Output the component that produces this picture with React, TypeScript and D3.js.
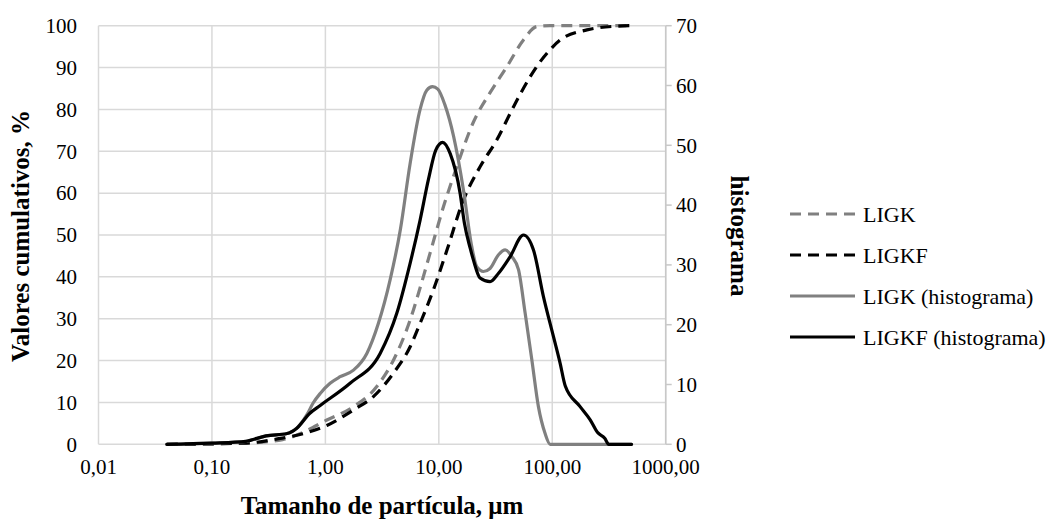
import React from "react";
import * as d3 from "d3";

// Particle size (µm) and cumulative volume (%) — left axis
const ligkCum: [number, number][] = [
  [0.04, 0], [0.2, 0.3], [0.42, 1.1], [0.64, 2.9], [1.03, 5.8], [1.7, 8.7], [2.84, 13.8],
  [3.98, 20.1], [5.59, 29.7], [6.84, 37.4], [8.4, 45.8], [11.0, 56.8], [14.4, 66.3],
  [20.2, 77.0], [28.3, 84.0], [39.8, 90.2], [55.7, 96.6], [73.1, 99.8], [95.9, 100], [486, 100],
];
const ligkfCum: [number, number][] = [
  [0.04, 0], [0.2, 0.3], [0.4, 1.4], [0.65, 2.6], [1.03, 4.5], [1.77, 8.2], [2.65, 11.4],
  [3.98, 17.0], [5.59, 23.3], [6.84, 28.9], [8.96, 36.9], [11.8, 46.4], [16.5, 58.4],
  [23.1, 66.3], [32.4, 72.7], [45.5, 80.6], [63.8, 87.8], [78.2, 91.4], [92.5, 93.8],
  [117.5, 96.6], [202, 99.0], [372, 99.9], [486, 100],
];

// Particle size (µm) and frequency histogram — right axis
const ligkHist: [number, number][] = [
  [0.04, 0], [0.1, 0.2], [0.2, 0.5], [0.3, 1.4], [0.46, 1.8], [0.56, 2.7], [0.69, 5.0],
  [0.78, 6.9], [0.9, 8.5], [1.1, 10.2], [1.35, 11.3], [1.77, 12.4], [2.32, 15.2],
  [2.93, 20.2], [3.72, 27.5], [4.58, 35.9], [5.59, 47.0], [6.84, 56.0], [7.83, 59.2],
  [8.8, 59.8], [9.8, 59.4], [11.3, 56.8], [13.5, 51.5], [16.5, 42.5], [19.5, 33.1],
  [21.6, 29.7], [24.7, 28.9], [28.3, 29.4], [33.6, 31.7], [38.5, 32.5], [44.0, 31.4],
  [50.4, 29.2], [57.7, 21.9], [66.1, 14.1], [75.5, 6.3], [86.5, 1.8], [95.9, 0], [500, 0],
];
const ligkfHist: [number, number][] = [
  [0.04, 0], [0.1, 0.2], [0.2, 0.5], [0.22, 0.7], [0.3, 1.4], [0.46, 1.8], [0.56, 2.7],
  [0.73, 5.2], [0.9, 6.5], [1.65, 10.2], [3.04, 15.2], [4.26, 21.9], [5.59, 30.3],
  [6.84, 37.5], [8.1, 44.3], [9.4, 49.2], [10.8, 50.5], [12.6, 48.6], [15.4, 42.0],
  [16.8, 37.0], [18.9, 32.8], [20.2, 30.8], [23.1, 27.8], [28.3, 27.2], [33.6, 28.6],
  [42.6, 31.4], [55.7, 35.0], [68.3, 32.5], [83.6, 24.7], [102.5, 18.0], [117.5, 13.5],
  [130, 9.8], [176, 6.3], [216, 4.1], [250, 2.0], [290, 1.0], [315, 0], [500, 0],
];

const xTicks = [0.01, 0.1, 1, 10, 100, 1000];
const xTickLabels = ["0,01", "0,10", "1,00", "10,00", "100,00", "1000,00"];
const leftTicks = [0, 10, 20, 30, 40, 50, 60, 70, 80, 90, 100];
const rightTicks = [0, 10, 20, 30, 40, 50, 60, 70];

const seriesNames = ["LIGK", "LIGKF", "LIGK (histograma)", "LIGKF (histograma)"];

const W = 1058;
const H = 521;
const left = 98.5;
const right = 665.7;
const top = 25.7;
const bottom = 444.3;

const GREY = "#808080";
const GRID = "#d9d9d9";
const FONT = "'Liberation Serif', 'Times New Roman', serif";

export default function App() {
  const x = d3.scaleLog().domain([0.01, 1000]).range([left, right]);
  const yL = d3.scaleLinear().domain([0, 100]).range([bottom, top]);
  const yR = d3.scaleLinear().domain([0, 70]).range([bottom, top]);

  const lineL = d3
    .line<[number, number]>()
    .x((d) => x(d[0]))
    .y((d) => yL(d[1]))
    .curve(d3.curveMonotoneX);
  const lineR = d3
    .line<[number, number]>()
    .x((d) => x(d[0]))
    .y((d) => yR(d[1]))
    .curve(d3.curveMonotoneX);

  const series = [
    { name: seriesNames[0], d: lineL(ligkCum), color: GREY, dash: "11 7" },
    { name: seriesNames[1], d: lineL(ligkfCum), color: "#000", dash: "11 7" },
    { name: seriesNames[2], d: lineR(ligkHist), color: GREY, dash: undefined },
    { name: seriesNames[3], d: lineR(ligkfHist), color: "#000", dash: undefined },
  ];

  const legendX0 = 790;
  const legendX1 = 855;
  const legendY0 = 214;
  const legendStep = 41;

  return (
    <svg
      width={W}
      height={H}
      style={{ position: "absolute", left: 0, top: 0, background: "#fff" }}
      fontFamily={FONT}
    >
      <rect x={0} y={0} width={W} height={H} fill="#fff" />

      {/* gridlines */}
      {leftTicks.map((t) => (
        <line key={"h" + t} x1={left} x2={right} y1={yL(t)} y2={yL(t)} stroke={GRID} strokeWidth={1.5} />
      ))}
      {xTicks.map((t) => (
        <line key={"v" + t} x1={x(t)} x2={x(t)} y1={top} y2={bottom} stroke={GRID} strokeWidth={1.5} />
      ))}

      {/* secondary axis line with outward ticks */}
      <line x1={right} x2={right} y1={top} y2={bottom} stroke="#c8c8c8" strokeWidth={1.5} />
      {rightTicks.map((t) => (
        <line key={"rt" + t} x1={right} x2={right + 6} y1={yR(t)} y2={yR(t)} stroke="#c8c8c8" strokeWidth={1.5} />
      ))}

      {/* series */}
      {series.map((s) => (
        <path
          key={s.name}
          d={s.d || ""}
          fill="none"
          stroke={s.color}
          strokeWidth={3.2}
          strokeDasharray={s.dash}
          strokeLinejoin="round"
          strokeLinecap={s.dash ? "butt" : "round"}
        />
      ))}

      {/* tick labels */}
      {leftTicks.map((t) => (
        <text key={"lt" + t} x={77} y={yL(t)} dy="0.35em" textAnchor="end" fontSize={21}>
          {t}
        </text>
      ))}
      {rightTicks.map((t) => (
        <text key={"rl" + t} x={676} y={yR(t)} dy="0.35em" textAnchor="start" fontSize={21}>
          {t}
        </text>
      ))}
      {xTicks.map((t, i) => (
        <text key={"xt" + t} x={x(t)} y={467} dy="0.35em" textAnchor="middle" fontSize={21}>
          {xTickLabels[i]}
        </text>
      ))}

      {/* axis titles */}
      <text x={382} y={505} dy="0.35em" textAnchor="middle" fontSize={25} fontWeight="bold">
        Tamanho de partícula, μm
      </text>
      <text
        transform={`translate(20,236) rotate(-90)`}
        dy="0.35em"
        textAnchor="middle"
        fontSize={25}
        fontWeight="bold"
      >
        Valores cumulativos, %
      </text>
      <text
        transform={`translate(740,236) rotate(90)`}
        dy="0.35em"
        textAnchor="middle"
        fontSize={25}
        fontWeight="bold"
      >
        histograma
      </text>

      {/* legend */}
      {series.map((s, i) => (
        <g key={"lg" + s.name}>
          <line
            x1={legendX0}
            x2={legendX1}
            y1={legendY0 + i * legendStep}
            y2={legendY0 + i * legendStep}
            stroke={s.color}
            strokeWidth={3.2}
            strokeDasharray={s.dash ? "11 7" : undefined}
          />
          <text x={legendX1 + 8} y={legendY0 + i * legendStep} dy="0.35em" fontSize={22}>
            {s.name}
          </text>
        </g>
      ))}
    </svg>
  );
}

§ Task details
Copy each line in full and exactly, omitting any picture.

§ Solution to this problem
Output the component that produces this picture with React, TypeScript and D3.js.
import React from "react";
import * as d3 from "d3";

// Particle size (µm) and cumulative volume (%) — left axis
const ligkCum: [number, number][] = [
  [0.04, 0], [0.2, 0.3], [0.42, 1.1], [0.64, 2.9], [1.03, 5.8], [1.7, 8.7], [2.84, 13.8],
  [3.98, 20.1], [5.59, 29.7], [6.84, 37.4], [8.4, 45.8], [11.0, 56.8], [14.4, 66.3],
  [20.2, 77.0], [28.3, 84.0], [39.8, 90.2], [55.7, 96.6], [73.1, 99.8], [95.9, 100], [486, 100],
];
const ligkfCum: [number, number][] = [
  [0.04, 0], [0.2, 0.3], [0.4, 1.4], [0.65, 2.6], [1.03, 4.5], [1.77, 8.2], [2.65, 11.4],
  [3.98, 17.0], [5.59, 23.3], [6.84, 28.9], [8.96, 36.9], [11.8, 46.4], [16.5, 58.4],
  [23.1, 66.3], [32.4, 72.7], [45.5, 80.6], [63.8, 87.8], [78.2, 91.4], [92.5, 93.8],
  [117.5, 96.6], [202, 99.0], [372, 99.9], [486, 100],
];

// Particle size (µm) and frequency histogram — right axis
const ligkHist: [number, number][] = [
  [0.04, 0], [0.1, 0.2], [0.2, 0.5], [0.3, 1.4], [0.46, 1.8], [0.56, 2.7], [0.69, 5.0],
  [0.78, 6.9], [0.9, 8.5], [1.1, 10.2], [1.35, 11.3], [1.77, 12.4], [2.32, 15.2],
  [2.93, 20.2], [3.72, 27.5], [4.58, 35.9], [5.59, 47.0], [6.84, 56.0], [7.83, 59.2],
  [8.8, 59.8], [9.8, 59.4], [11.3, 56.8], [13.5, 51.5], [16.5, 42.5], [19.5, 33.1],
  [21.6, 29.7], [24.7, 28.9], [28.3, 29.4], [33.6, 31.7], [38.5, 32.5], [44.0, 31.4],
  [50.4, 29.2], [57.7, 21.9], [66.1, 14.1], [75.5, 6.3], [86.5, 1.8], [95.9, 0], [500, 0],
];
const ligkfHist: [number, number][] = [
  [0.04, 0], [0.1, 0.2], [0.2, 0.5], [0.22, 0.7], [0.3, 1.4], [0.46, 1.8], [0.56, 2.7],
  [0.73, 5.2], [0.9, 6.5], [1.65, 10.2], [3.04, 15.2], [4.26, 21.9], [5.59, 30.3],
  [6.84, 37.5], [8.1, 44.3], [9.4, 49.2], [10.8, 50.5], [12.6, 48.6], [15.4, 42.0],
  [16.8, 37.0], [18.9, 32.8], [20.2, 30.8], [23.1, 27.8], [28.3, 27.2], [33.6, 28.6],
  [42.6, 31.4], [55.7, 35.0], [68.3, 32.5], [83.6, 24.7], [102.5, 18.0], [117.5, 13.5],
  [130, 9.8], [176, 6.3], [216, 4.1], [250, 2.0], [290, 1.0], [315, 0], [500, 0],
];

const xTicks = [0.01, 0.1, 1, 10, 100, 1000];
const xTickLabels = ["0,01", "0,10", "1,00", "10,00", "100,00", "1000,00"];
const leftTicks = [0, 10, 20, 30, 40, 50, 60, 70, 80, 90, 100];
const rightTicks = [0, 10, 20, 30, 40, 50, 60, 70];

const seriesNames = ["LIGK", "LIGKF", "LIGK (histograma)", "LIGKF (histograma)"];

const W = 1058;
const H = 521;
const left = 98.5;
const right = 665.7;
const top = 25.7;
const bottom = 444.3;

const GREY = "#808080";
const GRID = "#d9d9d9";
const FONT = "'Liberation Serif', 'Times New Roman', serif";

export default function App() {
  const x = d3.scaleLog().domain([0.01, 1000]).range([left, right]);
  const yL = d3.scaleLinear().domain([0, 100]).range([bottom, top]);
  const yR = d3.scaleLinear().domain([0, 70]).range([bottom, top]);

  const lineL = d3
    .line<[number, number]>()
    .x((d) => x(d[0]))
    .y((d) => yL(d[1]))
    .curve(d3.curveMonotoneX);
  const lineR = d3
    .line<[number, number]>()
    .x((d) => x(d[0]))
    .y((d) => yR(d[1]))
    .curve(d3.curveMonotoneX);

  const series = [
    { name: seriesNames[0], d: lineL(ligkCum), color: GREY, dash: "11 7" },
    { name: seriesNames[1], d: lineL(ligkfCum), color: "#000", dash: "11 7" },
    { name: seriesNames[2], d: lineR(ligkHist), color: GREY, dash: undefined },
    { name: seriesNames[3], d: lineR(ligkfHist), color: "#000", dash: undefined },
  ];

  const legendX0 = 790;
  const legendX1 = 855;
  const legendY0 = 214;
  const legendStep = 41;

  return (
    <svg
      width={W}
      height={H}
      style={{ position: "absolute", left: 0, top: 0, background: "#fff" }}
      fontFamily={FONT}
    >
      <rect x={0} y={0} width={W} height={H} fill="#fff" />

      {/* gridlines */}
      {leftTicks.map((t) => (
        <line key={"h" + t} x1={left} x2={right} y1={yL(t)} y2={yL(t)} stroke={GRID} strokeWidth={1.5} />
      ))}
      {xTicks.map((t) => (
        <line key={"v" + t} x1={x(t)} x2={x(t)} y1={top} y2={bottom} stroke={GRID} strokeWidth={1.5} />
      ))}

      {/* secondary axis line with outward ticks */}
      <line x1={right} x2={right} y1={top} y2={bottom} stroke="#c8c8c8" strokeWidth={1.5} />
      {rightTicks.map((t) => (
        <line key={"rt" + t} x1={right} x2={right + 6} y1={yR(t)} y2={yR(t)} stroke="#c8c8c8" strokeWidth={1.5} />
      ))}

      {/* series */}
      {series.map((s) => (
        <path
          key={s.name}
          d={s.d || ""}
          fill="none"
          stroke={s.color}
          strokeWidth={3.2}
          strokeDasharray={s.dash}
          strokeLinejoin="round"
          strokeLinecap={s.dash ? "butt" : "round"}
        />
      ))}

      {/* tick labels */}
      {leftTicks.map((t) => (
        <text key={"lt" + t} x={77} y={yL(t)} dy="0.35em" textAnchor="end" fontSize={21}>
          {t}
        </text>
      ))}
      {rightTicks.map((t) => (
        <text key={"rl" + t} x={676} y={yR(t)} dy="0.35em" textAnchor="start" fontSize={21}>
          {t}
        </text>
      ))}
      {xTicks.map((t, i) => (
        <text key={"xt" + t} x={x(t)} y={467} dy="0.35em" textAnchor="middle" fontSize={21}>
          {xTickLabels[i]}
        </text>
      ))}

      {/* axis titles */}
      <text x={382} y={505} dy="0.35em" textAnchor="middle" fontSize={25} fontWeight="bold">
        Tamanho de partícula, μm
      </text>
      <text
        transform={`translate(20,236) rotate(-90)`}
        dy="0.35em"
        textAnchor="middle"
        fontSize={25}
        fontWeight="bold"
      >
        Valores cumulativos, %
      </text>
      <text
        transform={`translate(740,236) rotate(90)`}
        dy="0.35em"
        textAnchor="middle"
        fontSize={25}
        fontWeight="bold"
      >
        histograma
      </text>

      {/* legend */}
      {series.map((s, i) => (
        <g key={"lg" + s.name}>
          <line
            x1={legendX0}
            x2={legendX1}
            y1={legendY0 + i * legendStep}
            y2={legendY0 + i * legendStep}
            stroke={s.color}
            strokeWidth={3.2}
            strokeDasharray={s.dash ? "11 7" : undefined}
          />
          <text x={legendX1 + 8} y={legendY0 + i * legendStep} dy="0.35em" fontSize={22}>
            {s.name}
          </text>
        </g>
      ))}
    </svg>
  );
}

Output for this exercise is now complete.